We may make subsequent trust series available for sale at various times during the year. Of course, we cannot guarantee that a subsequent trust or sufficient units will be available or that any subsequent trusts will offer the same investment strategies or objectives as the current Portfolios. We cannot guarantee that a Rollover will avoid any negative market price consequences resulting from trading large volumes of securities. Market price trends may make it advantageous to sell or buy securities more quickly or more slowly than permitted by the Portfolio procedures. We may, in our sole discretion, modify a Rollover or stop creating units of a trust at any time regardless of whether all proceeds of Unitholders have been reinvested in a Rollover. If we decide not to offer a subsequent series, Unitholders will be notified prior to the Mandatory Termination Date. Cash which has not been reinvested in a Rollover will be distributed to Unitholders shortly after the Mandatory Termination Date. Rollover participants may receive taxable dividends or realize taxable capital gains which are reinvested in connection with a Rollover but may not be entitled to a deduction for capital losses due to the "wash sale" tax rules. Due to the reinvestment in a subsequent trust, no cash will be distributed to pay any taxes. See "Taxation".

***Units.*** Ownership of Units is evidenced in book-entry form only and will not be evidenced by certificates. Units purchased or held through your bank or broker-dealer will be recorded in book-entry form and credited to the account of your bank or broker-dealer at DTC. Units are transferable by contacting your bank or broker-dealer through which you hold your Units. Transfer, and the requirements therefore, will be governed by the applicable procedures of DTC and your agreement with the DTC participant in whose name your Units are registered on the transfer records of DTC.

***Reports Provided.*** Unitholders will receive a statement of dividends and other amounts received by a Portfolio for each distribution.

In addition, at the end of each calendar year, the Trustee will prepare a statement which contains the following information:

&nbsp;&nbsp;&nbsp;&nbsp;• A summary of transactions in your Portfolio for the year;

&nbsp;&nbsp;&nbsp;&nbsp;• A list of any Securities sold during the year and the Securities held at the end of that year by your Portfolio;

&nbsp;&nbsp;&nbsp;&nbsp;• The Redemption Price per Unit and the number of Units outstanding, computed on the 31st day of December of such year (or the last
business day before); and

&nbsp;&nbsp;&nbsp;&nbsp;• Amounts of income and capital distributed during the year.

Beginning calendar year-end 2022, the annual statements will be made available at *www.invesco.com/us/financial-products/unit-trusts* within a reasonable period of time after the end of each calendar year. You may also request an annual statement be sent to you by calling the Trustee at 800-856-8487. Unitholders may obtain evaluations of the Securities upon request to the Trustee.
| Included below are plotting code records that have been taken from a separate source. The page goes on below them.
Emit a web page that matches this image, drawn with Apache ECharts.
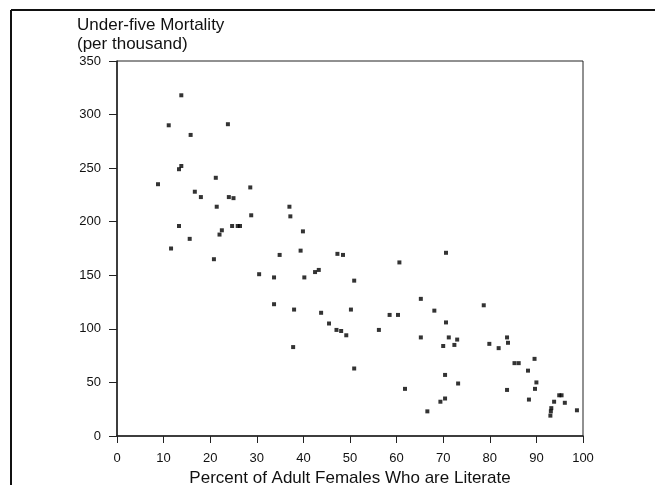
<!DOCTYPE html>
<html>
<head>
<meta charset="utf-8">
<script src="https://cdn.jsdelivr.net/npm/echarts@6/dist/echarts.min.js"></script>
<style>
  html, body { margin: 0; padding: 0; background: #fff; }
  #chart { width: 655px; height: 485px; }
</style>
</head>
<body>
<div id="chart"></div>
<script>
// Female adult literacy (%) for each country
const literacy = [
  8.8, 11.1, 11.6, 13.3, 13.3, 13.8, 13.8, 15.6, 15.8, 16.7,
  18.0, 20.8, 21.2, 21.4, 22.0, 22.5, 23.8, 24.0, 24.7, 25.0,
  25.9, 26.4, 28.6, 28.8, 30.5, 33.7, 33.7, 34.9, 37.0, 37.2,
  38.0, 37.8, 39.4, 39.9, 40.2, 42.5, 43.3, 43.8, 45.5, 47.1,
  47.3, 48.1, 48.5, 49.2, 50.2, 50.9, 50.9, 56.2, 58.5, 60.3,
  60.6, 61.8, 65.2, 65.2, 66.6, 68.1, 69.4, 70.0, 70.4, 70.4,
  70.6, 70.6, 71.2, 72.4, 73.0, 73.2, 78.7, 79.9, 81.9, 83.7,
  83.7, 83.9, 85.3, 86.2, 88.2, 88.4, 89.6, 89.7, 90.0, 93.0,
  93.1, 93.2, 93.8, 94.9, 95.4, 96.1, 98.7
];
// Under-five mortality (per thousand) for the same countries
const mortality = [
  235, 290, 175, 196, 249, 252, 318, 184, 281, 228,
  223, 165, 241, 214, 188, 192, 291, 223, 196, 222,
  196, 196, 232, 206, 151, 148, 123, 169, 214, 205,
  118, 83, 173, 191, 148, 153, 155, 115, 105, 99,
  170, 98, 169, 94, 118, 145, 63, 99, 113, 113,
  162, 44, 128, 92, 23, 117, 32, 84, 57, 35,
  171, 106, 92, 85, 90, 49, 122, 86, 82, 43,
  92, 87, 68, 68, 61, 34, 72, 44, 50, 19,
  23, 26, 32, 38, 38, 31, 24
];
const xTicks = [0, 10, 20, 30, 40, 50, 60, 70, 80, 90, 100];
const yTicks = [0, 50, 100, 150, 200, 250, 300, 350];

const points = literacy.map((v, i) => [v, mortality[i]]);
const font = '"Liberation Sans", Arial, Helvetica, sans-serif';

const chart = echarts.init(document.getElementById('chart'), null, { renderer: 'canvas' });
chart.setOption({
  backgroundColor: '#fff',
  animation: false,
  title: {
    text: 'Under-five Mortality\n(per thousand)',
    left: 72,
    top: 11,
    textStyle: { fontFamily: font, fontSize: 17, fontWeight: 'normal', color: '#111', lineHeight: 19 }
  },
  grid: {
    left: 117, right: 72, top: 61, bottom: 49,
    outerBoundsMode: 'none',
    containLabel: false,
    show: true, borderColor: '#222', borderWidth: 1, backgroundColor: 'transparent'
  },
  xAxis: {
    type: 'value',
    min: xTicks[0], max: xTicks[xTicks.length - 1], interval: 10,
    name: 'Percent of Adult Females Who are Literate',
    nameLocation: 'middle', nameGap: 31,
    nameTextStyle: { fontFamily: font, fontSize: 17, color: '#111' },
    axisLine: { show: true, onZero: false, lineStyle: { color: '#222', width: 1.5 } },
    axisTick: { show: true, inside: false, length: 7, lineStyle: { color: '#222' } },
    axisLabel: { fontFamily: font, fontSize: 13, color: '#111', margin: 16 },
    splitLine: { show: false }
  },
  yAxis: {
    type: 'value',
    min: yTicks[0], max: yTicks[yTicks.length - 1], interval: 50,
    axisLine: { show: true, onZero: false, lineStyle: { color: '#222', width: 1.5 } },
    axisTick: { show: true, inside: false, length: 8, lineStyle: { color: '#222' } },
    axisLabel: { fontFamily: font, fontSize: 13, color: '#111', margin: 16 },
    splitLine: { show: false }
  },
  graphic: [
    { type: 'line', shape: { x1: 11, y1: 10, x2: 11, y2: 485 }, style: { stroke: '#111', lineWidth: 2 } },
    { type: 'line', shape: { x1: 11, y1: 10, x2: 655, y2: 10 }, style: { stroke: '#111', lineWidth: 2 } }
  ],
  series: [{
    type: 'scatter',
    data: points,
    symbol: 'rect',
    symbolSize: 4,
    itemStyle: { color: '#000' }
  }]
});
</script>
</body>
</html>
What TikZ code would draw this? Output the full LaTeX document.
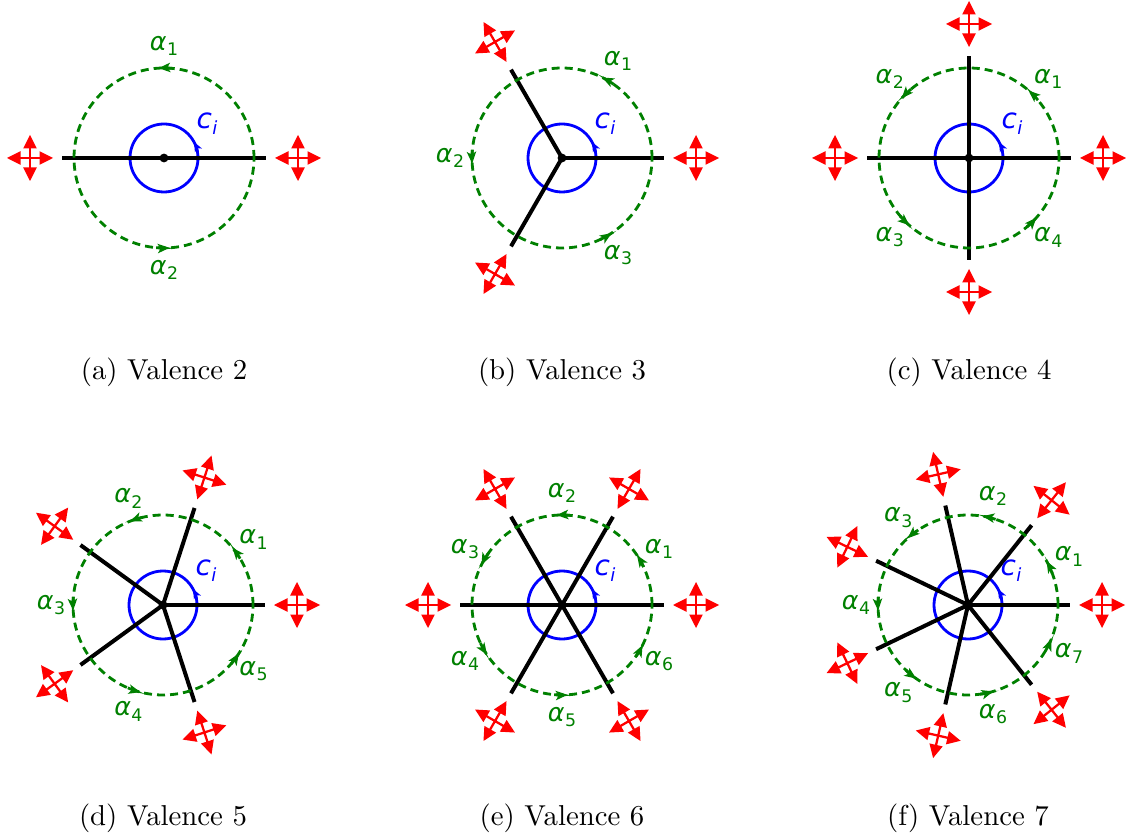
\documentclass[tikz,border=0pt]{standalone}
\usepackage{fontspec}
\newfontfamily\dv{DejaVu Sans}
\usetikzlibrary{arrows.meta}
\definecolor{mgreen}{RGB}{0,128,0}
\newcommand\al[1]{{\dv\itshape α}\kern0.2pt\raisebox{-0.5ex}{\fontsize{6.5}{7}\selectfont\dv #1}}
\newcommand\cil{{\dv\itshape c}\kern0.2pt\raisebox{-0.5ex}{\fontsize{6.8}{7}\selectfont\dv\itshape i}}
\tikzset{
  edge/.style={line width=1.5pt, black},
  bluec/.style={draw=blue, line width=1.05pt},
  greenc/.style={draw=mgreen, line width=1.05pt, dash pattern=on 3pt off 1.9pt},
  garrow/.style={draw=mgreen, line width=1.05pt, -{Stealth[length=4.4pt,width=3.5pt,inset=1.1pt]}},
  barrow/.style={draw=blue, line width=1.05pt, -{Stealth[length=3.5pt,width=2.9pt,inset=0.9pt]}},
  alab/.style={text=mgreen, font=\fontsize{9.5}{11}\selectfont, inner sep=0pt},
  cilab/.style={text=blue, font=\fontsize{10.5}{12}\selectfont, inner sep=0pt},
  captext/.style={font=\fontsize{10.8}{13}\selectfont, inner sep=0pt},
  mv/.pic={
    \foreach \r in {0,90,180,270}{
      \fill[red, rotate=\r] (23,0) -- (9.5,6.8) -- (9.5,-6.8) -- cycle;
    }
    \draw[red, line width=0.85pt] (-10,0) -- (10,0) (0,-10) -- (0,10);
  }
}
% #1 id, #2 cx, #3 cy, #4 valence, #5 caption, #6 caption y offset
\newcommand\vpanel[6]{%
\begin{scope}[shift={(#2,#3)}]
  \coordinate (#1-c) at (0,0);
  \draw[bluec] (#1-c) circle[radius=34];
  \draw[barrow] (10:34) arc[start angle=10, end angle=28, radius=34];
  \foreach \k [evaluate=\k as \ang using 360*(\k-1)/#4] in {1,...,#4}{
    \coordinate (#1-e\k) at (\ang:102);
    \draw[edge] (#1-c) -- (#1-e\k);
  }
  \draw[greenc] (#1-c) circle[radius=90];
  \foreach \k [evaluate=\k as \ang using 360*(\k-1)/#4,
               evaluate=\k as \md using 360*(\k-0.5)/#4] in {1,...,#4}{
    \draw[garrow] (\md-5:90) arc[start angle=\md-5, end angle=\md+3.5, radius=90];
    \node[alab] (#1-a\k) at (\md:112) {\al{\k}};
    \path (\ang:134) pic[rotate=\ang] {mv};
  }
  \fill (#1-c) circle[radius=4.4];
  \node[cilab] (#1-ci) at (43,34) {\cil};
  \node[captext] (#1-cap) at (0,#6) {#5};
\end{scope}}
\begin{document}
\begin{tikzpicture}[x=0.375pt, y=0.375pt]
  \useasboundingbox (0,0) rectangle (1126,839);
  \vpanel{a}{164}{681}{2}{(a) Valence 2}{-214}
  \vpanel{b}{562}{681}{3}{(b) Valence 3}{-214}
  \vpanel{c}{969}{681}{4}{(c) Valence 4}{-214}
  \vpanel{d}{163}{234}{5}{(d) Valence 5}{-213}
  \vpanel{e}{562}{234}{6}{(e) Valence 6}{-213}
  \vpanel{f}{968}{234}{7}{(f) Valence 7}{-213}
\end{tikzpicture}
\end{document}
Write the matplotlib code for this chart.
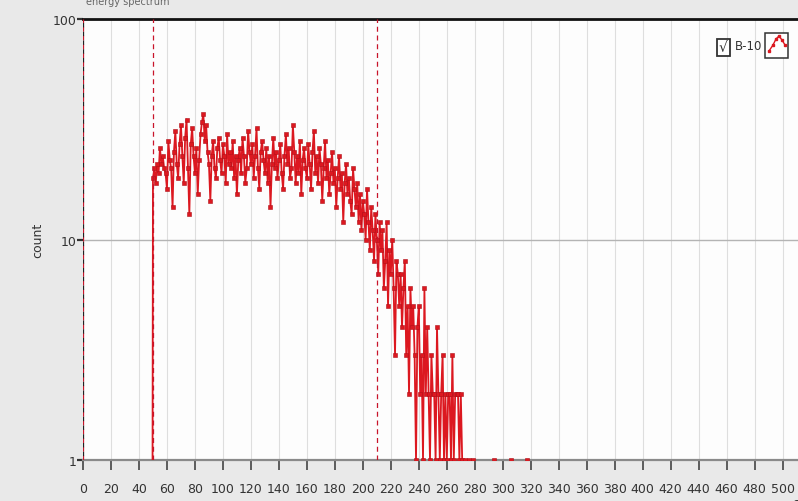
"""
plot.py - B-10 energy spectrum (count per channel, log scale)
"""

import matplotlib
matplotlib.use("Agg")
import matplotlib.pyplot as plt
from matplotlib.patches import Rectangle
from matplotlib.lines import Line2D
import numpy as np

BG       = "#e9e9e9"
PLOT_BG  = "#fdfdfd"
RED      = "#dc1820"
GRID     = "#dedede"
FONT     = dict(family="DejaVu Sans")

# ── data: counts per channel, starting at channel 49 ─────────────────────────
start_channel = 49
counts = [
    0,
    19, 21, 18, 22, 20, 26, 22, 24, 21, 20,
    17, 28, 23, 21, 14, 25, 31, 22, 19, 27,
    33, 24, 18, 29, 35, 21, 13, 27, 32, 24,
    20, 26, 16, 23, 30, 34, 37, 28, 33, 25,
    22, 15, 24, 28, 21, 19, 26, 29, 23, 20,
    27, 24, 18, 30, 22, 25, 21, 28, 19, 24,
    16, 23, 26, 20, 29, 24, 18, 21, 31, 25,
    22, 27, 19, 24, 32, 21, 17, 25, 28, 23,
    20, 26, 18, 24, 14, 22, 29, 21, 25, 19,
    23, 27, 20, 17, 24, 30, 22, 26, 19, 21,
    33, 25, 18, 24, 20, 28, 16, 23, 26, 21,
    19, 27, 22, 17, 25, 31, 20, 24, 18, 26,
    22, 15, 21, 28, 19, 23, 16, 20, 25, 18,
    21, 14, 19, 24, 17, 20, 12, 18, 22, 16,
    19, 15, 13, 21, 17, 14, 18, 12, 16, 11,
    15, 13, 10, 17, 12, 9, 14, 11, 8, 13,
    10, 7, 12, 9, 11, 6, 8, 12, 5, 9,
    7, 10, 6, 3, 8, 7, 5, 7, 4, 6,
    8, 3, 5, 2, 6, 4, 5, 3, 1, 4,
    5, 2, 3, 1, 6, 2, 4, 2, 1, 3,
    2, 2, 1, 4, 2, 1, 2, 3, 1, 2,
    1, 2, 2, 1, 3, 1, 2, 2, 2, 1,
    2, 1, 0, 1, 0, 0, 1, 0, 0, 1,
    0, 0, 0, 0, 0, 0, 0, 0, 0, 0,
    0, 0, 0, 0, 1, 0, 0, 0, 0, 0,
    0, 0, 0, 0, 0, 0, 1, 0, 0, 0,
    0, 0, 0, 0, 0, 0, 0, 1, 0, 0,
]
channels = np.arange(start_channel, start_channel + len(counts))

cursor_positions = [0, 50, 210]
x_ticks = list(range(0, 501, 20))
y_ticks = [1, 10, 100]
y_tick_labels = ["1", "10", "100"]

# ── figure ────────────────────────────────────────────────────────────────────
fig = plt.figure(figsize=(7.98, 5.02), dpi=100, facecolor=BG)
ax = fig.add_axes([83 / 798, 41 / 502, 1 - 83 / 798, 441 / 502], facecolor=PLOT_BG)

ax.set_yscale("log", nonpositive="clip")
ax.set_ylim(1, 100)
ax.set_xlim(0, 511)

for x in x_ticks:
    ax.axvline(x, color=GRID, linewidth=0.8, zorder=0)
ax.axhline(10, color="#b4b4b4", linewidth=1.0, zorder=0)

y = np.array(counts, dtype=float)
y[y <= 0] = 1e-3
ax.plot(channels, y, color=RED, linewidth=1.3, marker="s", markersize=3.0,
        markerfacecolor=RED, markeredgecolor="#b01018", markeredgewidth=0.4,
        zorder=3, clip_on=True)

for cx in cursor_positions:
    ax.axvline(cx, color="#c8142a", linewidth=0.9, linestyle=(0, (4, 3)), zorder=4)
ax.axvline(0, color="#222222", linewidth=0.9, linestyle=(3.5, (3.5, 3.5)), zorder=4)

ax.set_xticks(x_ticks)
ax.set_xticklabels([str(t) for t in x_ticks], fontsize=9, color="#333333", **FONT)
ax.set_yticks(y_ticks)
ax.set_yticklabels(y_tick_labels, fontsize=9, color="#333333", **FONT)
ax.yaxis.set_minor_locator(matplotlib.ticker.NullLocator())
ax.tick_params(axis="x", direction="out", length=7, width=1.2, color="#444444", pad=9)
ax.tick_params(axis="y", direction="out", length=4, width=1.6, color="#333333", pad=1)

ax.spines["top"].set_color("#111111")
ax.spines["top"].set_linewidth(2.0)
ax.spines["bottom"].set_color("#8a8a8a")
ax.spines["bottom"].set_linewidth(1.6)
ax.spines["left"].set_visible(False)
ax.spines["right"].set_visible(False)

ax.set_ylabel("count", fontsize=9, color="#333333", labelpad=6, **FONT)
# axis name sits past the right edge of the panel; only its start shows
ax.text(507, 0.63, "Samples", fontsize=9, color="#333333", ha="left", va="center",
        clip_on=False, **FONT)

# title, mostly cut off by the top edge
fig.text(86 / 798, 1 - 2 / 502, "energy spectrum", fontsize=7, color="#666666",
         ha="left", va="center", **FONT)

# legend: checkbox, name, plot-style glyph
fig.patches.append(Rectangle((717 / 798, 1 - 57 / 502), 13 / 798, 17 / 502,
                             transform=fig.transFigure, facecolor="white",
                             edgecolor="#333333", linewidth=1.3))
fig.text(723.5 / 798, 1 - 48 / 502, "√", fontsize=10, color="#333333",
         ha="center", va="center", **FONT)
fig.text(735 / 798, 1 - 46 / 502, "B-10", fontsize=8.5, color="#333333",
         ha="left", va="center", **FONT)
fig.patches.append(Rectangle((765 / 798, 1 - 59 / 502), 23 / 798, 25 / 502,
                             transform=fig.transFigure, facecolor="white",
                             edgecolor="#333333", linewidth=1.1))
icon_x = np.array([769, 773, 776, 779, 782, 785]) / 798
icon_y = 1 - np.array([52, 46, 40, 37, 41, 46]) / 502
fig.lines.append(Line2D(icon_x, icon_y, transform=fig.transFigure,
                        color=RED, linewidth=1.0, marker="s", markersize=1.8))

fig.savefig("out.png", dpi=100, facecolor=BG)
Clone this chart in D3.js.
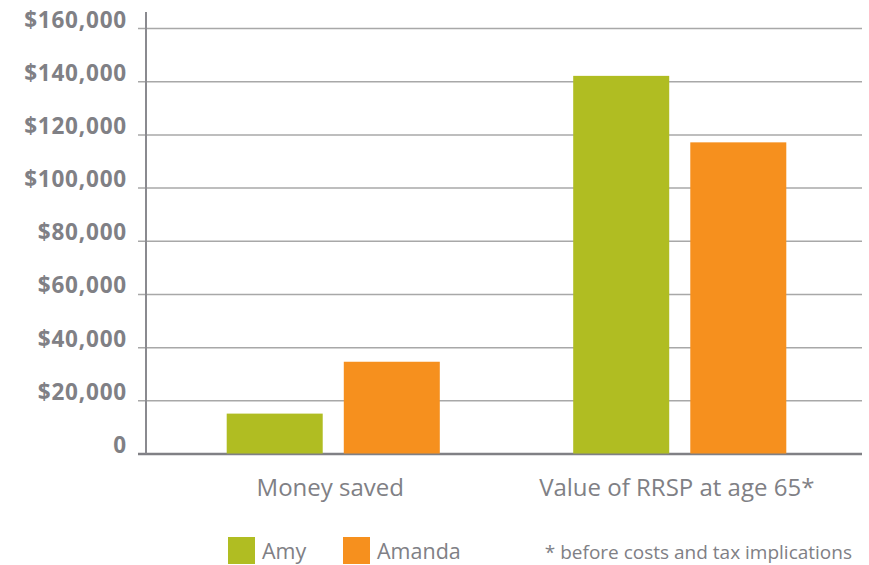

If you have questions regarding your account or your Portfolio, please contact your financial advisor or the Trustee. The Sponsor does not have access to individual account information.

**PORTFOLIO ADMINISTRATION**

***Portfolio Administration.*** Your Portfolio is not a managed fund and, except as provided in the Trust Agreement, Securities generally will not be sold or replaced. The Sponsor may, however, direct that Securities be sold in certain limited circumstances to protect your Portfolio based on advice from the Supervisor. These situations may include events such as the issuer having defaulted on payment of any of its outstanding obligations or the price of a Security has declined to such an extent or other credit factors exist so that in the opinion of the Supervisor retention of the Security would be detrimental to your Portfolio. If a public tender offer has been made for a Security or a merger or acquisition has been announced affecting a Security, the Trustee may either sell the Security or accept an offer if the Supervisor determines that the sale or exchange is in the best interest of Unitholders. The Trustee will distribute

any cash proceeds to Unitholders. In addition, the Trustee may sell Securities to redeem Units or pay Portfolio expenses or deferred sales charges. If securities or property are acquired by a Portfolio, the Sponsor may direct the Trustee to sell the securities or property and distribute the proceeds to Unitholders or to accept the securities or property for deposit in your Portfolio. Should any contract for the purchase of any of the Securities fail, the Sponsor will (unless substantially all of the moneys held in a Portfolio to cover the purchase are reinvested in substitute Securities in accordance with the Trust Agreement) refund the cash and sales charge attributable to the failed contract to all Unitholders on or before the next Distribution Date.

The Sponsor may direct the reinvestment of proceeds of the sale of Securities if the sale is the direct result of serious adverse credit factors which, in the opinion of the Sponsor, would make retention of the Securities detrimental to your Portfolio. In such a case, the Sponsor may, but is not obligated to, direct the reinvestment of sale proceeds in any other securities that meet the criteria for inclusion in your Portfolio on the Initial Date of Deposit. The Sponsor may also instruct the Trustee to take action necessary to ensure that your Portfolio continues to satisfy the qualifications of a regulated investment company and to avoid imposition of tax on undistributed income of the Portfolio.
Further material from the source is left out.